Phair has been secretly recording material as strong as Guyville, but not putting it on albums. Those demos were leaked on purpose, and it is rumored, at Phair's own off-the-record request. She was hiding the good stuff during this period when real life wasn't funny. Those what failed to make spaceegg include some of the most beautiful songs Phair has written. In "Stuck on an Island", teenage Phair, strung out on coke, tries to fix her dad's totaled car with a rake before she passes out at 7 AM. In "White Bird of Texas", an emissary from the afterlife appears as an albino hawk and sweeps up her uncle while he's talking on the phone. "White Bird" is my favorite Liz Phair song, impossibly catchy, written just out of her own singing range on both ends, and a statement on mortality that is at once frightening, banal, and wise. To hear it you need to buy the Japanese "Polyester Bride" single, which is a hell of a place to stash your best song.
None of this has anything to do with film. Phair took roles in the indie comedies Cherish (2002) and Seeing Other People (2004, though her role is reportedly barely even a cameo), and made one foray into filmmaking, directing music video for "Supernova", an ecstatic ode to cute boys and lead single from Whip-Smart. She's dressed up as a ghost in it. I could not locate a YouTube clip for analysis, so instead...

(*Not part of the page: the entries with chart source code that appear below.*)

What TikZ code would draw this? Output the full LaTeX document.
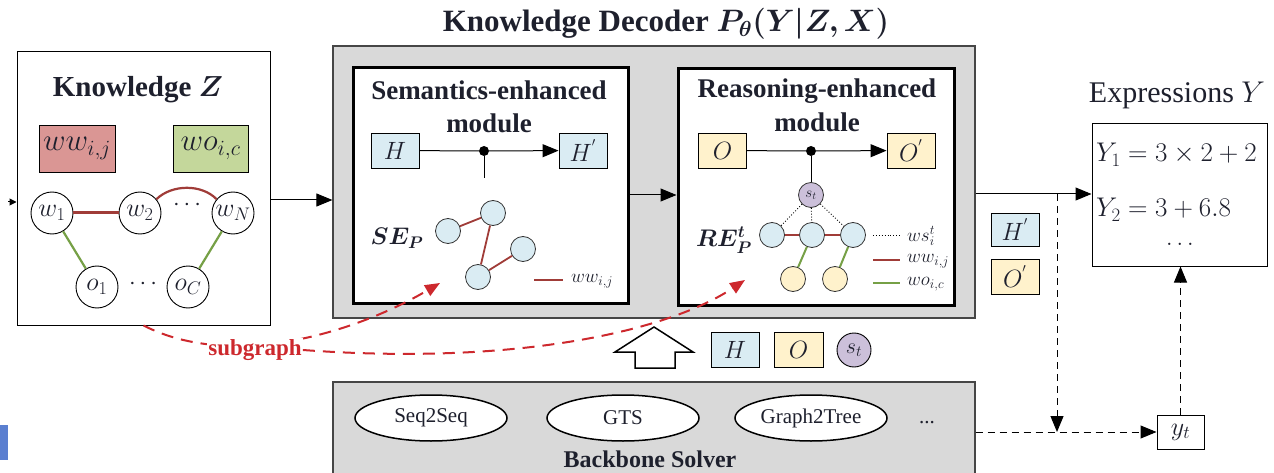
\RequirePackage{fix-cm}
\documentclass[tikz,border=0pt]{standalone}
\usepackage{fontspec}
\setmainfont{Liberation Serif}
\usepackage{amsmath,bm}
\usetikzlibrary{arrows.meta,shapes.geometric}

\definecolor{boxgray}{RGB}{217,217,217}
\definecolor{edgegray}{RGB}{70,70,70}
\definecolor{hblue}{RGB}{218,236,243}
\definecolor{oyellow}{RGB}{255,242,204}
\definecolor{spurple}{RGB}{204,192,218}
\definecolor{wwred}{RGB}{160,60,56}
\definecolor{wogreen}{RGB}{118,160,70}
\definecolor{wwfill}{RGB}{218,150,148}
\definecolor{wofill}{RGB}{196,215,155}
\definecolor{subred}{RGB}{205,40,45}
\definecolor{ink}{RGB}{30,32,45}
\definecolor{tabblue}{RGB}{91,127,208}

\tikzset{
  vbox/.style={draw=black, line width=0.9pt, minimum width=48pt, minimum height=35pt,
    inner sep=0pt, text=ink, font=\fontsize{25}{28}\selectfont},
  hbox/.style={vbox, fill=hblue},
  obox/.style={vbox, fill=oyellow},
  kcirc/.style={circle, draw, line width=0.9pt, minimum size=42pt, inner sep=0pt,
    fill=white, text=ink, font=\fontsize{26}{28}\selectfont},
  gcirc/.style={circle, draw=black!80, line width=0.8pt, minimum size=25pt, inner sep=0pt, fill=hblue},
  ycirc/.style={gcirc, fill=oyellow},
  wwedge/.style={draw=wwred, line width=2.2pt},
  woedge/.style={draw=wogreen, line width=2.2pt},
  wsedge/.style={draw, dotted, line width=0.9pt},
  flow/.style={-{Triangle[length=16pt,width=13pt]}, line width=1pt},
  dflow/.style={flow, dash pattern=on 7pt off 5pt},
  subline/.style={draw=subred, line width=2pt, dash pattern=on 12pt off 8pt,
    -{Triangle[length=15pt,width=12pt]}},
  solver/.style={ellipse, draw, line width=1.5pt, fill=white, minimum width=152pt,
    minimum height=46pt, inner sep=0pt, text=ink, font=\fontsize{21}{24}\selectfont},
  module/.style={draw=black, line width=3pt, fill=white, inner sep=0pt},
  modtitle/.style={anchor=base, text=ink, font=\fontsize{27}{30}\selectfont\bfseries},
  legend/.style={anchor=west, inner sep=0pt, text=ink, font=\fontsize{19}{22}\selectfont},
}

\begin{document}
\begin{tikzpicture}[x=1pt,y=-1pt]
\useasboundingbox (0,0) rectangle (1274,473);

% ---------- knowledge graph ----------
\node[draw, line width=1pt, fill=white, minimum width=253pt, minimum height=273pt, inner sep=0pt]
  (kbox) at (143.5,188.5) {};
\node[text=ink, font=\fontsize{29}{32}\selectfont\bfseries] (ktitle) at (138,90) {Knowledge \(\bm{Z}\)};
\node[draw, line width=0.9pt, fill=wwfill, minimum width=76pt, minimum height=47pt, inner sep=0pt,
  text=ink, font=\fontsize{31}{34}\selectfont] (wwkey) at (77,148.5) {\(ww_{i,j}\)};
\node[draw, line width=0.9pt, fill=wofill, minimum width=75pt, minimum height=47pt, inner sep=0pt,
  text=ink, font=\fontsize{31}{34}\selectfont] (wokey) at (210.5,148.5) {\(wo_{i,c}\)};

\node[kcirc] (w1) at (52,213) {\(w_1\)};
\node[kcirc] (w2) at (140,213) {\(w_2\)};
\node[kcirc] (wN) at (233,213) {\(w_N\)};
\node[kcirc] (o1) at (97,287) {\(o_1\)};
\node[kcirc] (oC) at (188,287) {\(o_C\)};
\node[text=ink, font=\fontsize{24}{26}\selectfont] (wdots) at (187,205) {\(\cdots\)};
\node[text=ink, font=\fontsize{24}{26}\selectfont] (odots) at (143,284) {\(\cdots\)};

\draw[wwedge, line width=3pt] (w1) -- (w2);
\draw[wwedge] (w2.40) .. controls (172,184) and (202,184) .. (wN.140);
\draw[woedge] (w1) -- (o1);
\draw[woedge] (wN) -- (oC);

\coordinate (kin) at (8,202);
\draw[-{Triangle[length=7pt,width=7pt]}, line width=1pt] (kin) -- (kbox.west |- kin);

% ---------- knowledge decoder ----------
\node[draw=edgegray, line width=1.2pt, fill=boxgray, minimum width=642pt, minimum height=272pt, inner sep=0pt]
  (dec) at (654,182) {};
\node[text=ink, font=\fontsize{31}{36}\selectfont\bfseries] (dtitle) at (666,24)
  {Knowledge Decoder \(\bm{P_\theta(Y|Z,X)}\)};

\coordinate (row) at (0,200);
\draw[flow] (kbox.east |- row) -- (dec.west |- row);

% semantics-enhanced module
\node[module, minimum width=275pt, minimum height=235pt] (semmod) at (490.5,185.5) {};
\node[modtitle] (semt1) at (489,100) {Semantics-enhanced};
\node[modtitle] (semt2) at (489,133) {module};
\node[hbox] (sH) at (395,150.5) {\(H\)};
\node[hbox] (sH2) at (583,150.5) {\(H^{'}\)};
\node[circle, fill=black, inner sep=0pt, minimum size=10pt] (sdot) at (484,151) {};
\coordinate (sstem) at (484,178);
\draw[line width=1pt] (sH) -- (sdot);
\draw[flow] (sdot) -- (sH2);
\draw[line width=1pt] (sdot) -- (sstem);

\node[text=ink, font=\fontsize{24}{28}\selectfont] (sep) at (397,238) {\(\bm{SE_P}\)};
\node[gcirc] (g1) at (448,231) {};
\node[gcirc] (g2) at (493,213) {};
\node[gcirc] (g3) at (523,249) {};
\node[gcirc] (g4) at (478,277) {};
\draw[wwedge, line width=1.8pt] (g1) -- (g2);
\draw[wwedge, line width=1.8pt] (g2) -- (g4);
\draw[wwedge, line width=1.8pt] (g4) -- (g3);
\coordinate (sl1) at (534,280);
\coordinate (sl2) at (563,280);
\draw[wwedge] (sl1) -- (sl2);
\node[legend] (slab) at (571,281) {\(ww_{i,j}\)};

% reasoning-enhanced module
\node[module, minimum width=276pt, minimum height=236pt] (remod) at (816,187) {};
\node[modtitle] (ret1) at (817,98) {Reasoning-enhanced};
\node[modtitle] (ret2) at (817,132) {module};
\node[obox] (rO) at (722.5,150.5) {\(O\)};
\node[obox] (rO2) at (911,150.5) {\(O^{'}\)};
\node[circle, fill=black, inner sep=0pt, minimum size=10pt] (rdot) at (811,151) {};
\node[gcirc, fill=spurple, text=ink, font=\fontsize{15}{16}\selectfont] (st) at (811,195) {\(s_t\)};
\draw[line width=1pt] (rO) -- (rdot);
\draw[flow] (rdot) -- (rO2);
\draw[line width=1pt] (rdot) -- (st);

\node[text=ink, font=\fontsize{24}{28}\selectfont] (rep) at (724,240) {\(\bm{RE_P^t}\)};
\node[gcirc] (r1) at (772,235) {};
\node[gcirc] (r2) at (812,235) {};
\node[gcirc] (r3) at (853,235) {};
\node[ycirc] (y1) at (793,279) {};
\node[ycirc] (y2) at (835,279) {};
\draw[wsedge] (st) -- (r1);
\draw[wsedge] (st) -- (r2);
\draw[wsedge] (st) -- (r3);
\draw[wwedge, line width=2pt] (r1) -- (r2);
\draw[wwedge, line width=2pt] (r2) -- (r3);
\draw[woedge, line width=2pt] (r2) -- (y1);
\draw[woedge, line width=2pt] (r3) -- (y2);

\coordinate (rl1) at (873,235);
\coordinate (rl2) at (900,235);
\coordinate (rl3) at (873,260);
\coordinate (rl4) at (900,260);
\coordinate (rl5) at (873,283);
\coordinate (rl6) at (900,283);
\draw[wsedge] (rl1) -- (rl2);
\draw[wwedge] (rl3) -- (rl4);
\draw[woedge] (rl5) -- (rl6);
\node[legend] (rlab1) at (907,236) {\(ws_i^t\)};
\node[legend] (rlab2) at (907,261) {\(ww_{i,j}\)};
\node[legend] (rlab3) at (907,284) {\(wo_{i,c}\)};

\coordinate (mrow) at (0,195);
\draw[flow] (semmod.east |- mrow) -- (remod.west |- mrow);

% ---------- expressions ----------
\node[draw, line width=1pt, fill=white, minimum width=175pt, minimum height=142pt, inner sep=0pt]
  (expr) at (1179.5,195) {};
\node[anchor=base, text=ink, font=\fontsize{30}{34}\selectfont] (etitle) at (1177,103) {Expressions \(Y\)};
\node[anchor=base west, inner sep=0pt, text=ink, font=\fontsize{27}{30}\selectfont] (ey1) at (1096,162)
  {\(Y_1 = 3\times 2+2\)};
\node[anchor=base west, inner sep=0pt, text=ink, font=\fontsize{27}{30}\selectfont] (ey2) at (1096,217)
  {\(Y_2 = 3+6.8\)};
\node[anchor=base, text=ink, font=\fontsize{24}{26}\selectfont] (edots) at (1180,245) {\(\ldots\)};

\coordinate (orow) at (0,194);
\draw[flow] (dec.east |- orow) -- (expr.west |- orow);

\node[hbox, minimum height=33pt] (oH) at (1015,229.5) {\(H^{'}\)};
\node[obox] (oO) at (1015,276.5) {\(O^{'}\)};

% ---------- backbone solver ----------
\node[draw=edgegray, line width=1.2pt, fill=boxgray, minimum width=642pt, minimum height=100pt, inner sep=0pt]
  (bb) at (654,432) {};
\node[solver] (seq) at (431,418) {Seq2Seq};
\node[solver] (gts) at (623,418) {GTS};
\node[solver] (g2t) at (811,418) {Graph2Tree};
\node[anchor=base, text=ink, font=\fontsize{21}{24}\selectfont] (bdots) at (927,423) {...};
\node[anchor=base, text=ink, font=\fontsize{24}{28}\selectfont\bfseries] (btitle) at (650,467) {Backbone Solver};

% decoder input: block arrow and the fed states
\draw[line width=1.5pt, fill=white]
  (654,327) -- (693,352) -- (675,352) -- (675,368) -- (635,368) -- (635,352) -- (615,352) -- cycle;
\node[hbox] (inH) at (735,349.5) {\(H\)};
\node[obox, minimum width=49pt] (inO) at (798.5,349.5) {\(O\)};
\node[circle, draw, line width=0.9pt, fill=spurple, minimum size=34pt, inner sep=0pt,
  text=ink, font=\fontsize{22}{24}\selectfont] (inS) at (854,350) {\(s_t\)};

% ---------- step output y_t ----------
\node[draw, line width=1pt, fill=white, minimum width=47pt, minimum height=34pt, inner sep=0pt,
  text=ink, font=\fontsize{26}{28}\selectfont] (yt) at (1180.5,432) {\(y_t\)};
\coordinate (split) at (1057,194);
\coordinate (join) at (1057,432);
\draw[dflow] (split) -- (join);
\draw[dflow] (bb.east |- join) -- (yt.west);
\draw[dflow] (yt.north) -- (expr.south -| yt.north);

% ---------- subgraph links ----------
\coordinate (seTip) at (440,283);
\coordinate (reTip) at (745,280);
\draw[subline] (kbox.south) .. controls (235,372) and (360,330) .. (seTip);
\node[fill=white, inner sep=1pt, text=subred, font=\fontsize{23}{26}\selectfont\bfseries] (sub) at (255,350) {subgraph};
\draw[subline] (sub.east) .. controls (520,366) and (670,330) .. (reTip);

% edge tab
\fill[tabblue] (0,425) rectangle (8,460);
\end{tikzpicture}
\end{document}
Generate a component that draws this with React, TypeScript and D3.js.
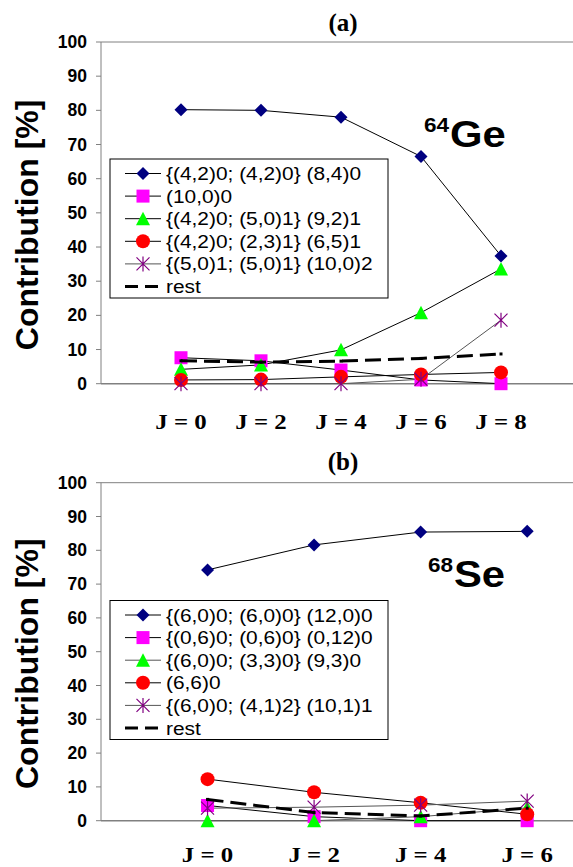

Photographer and filmmaker Rodney Ascher directed the wistful and dirty/pretty video below, for the 2005 song "Down". It is the most clear-eyed, aching music Phair has written in years, a breakup (or not?) song as mature as they come, and it is, of course, a completely unreleased track. Or maybe Phair fans will be predisposed to connect with a song about feeling ashamed because of someone else's disappointing behavior. Also: contains more of L.A.'s Chinatown than Chinatown!
Hey, did you hear this crummy bootleg recording of these great Liz Phair songs?!... Wait, what year is this?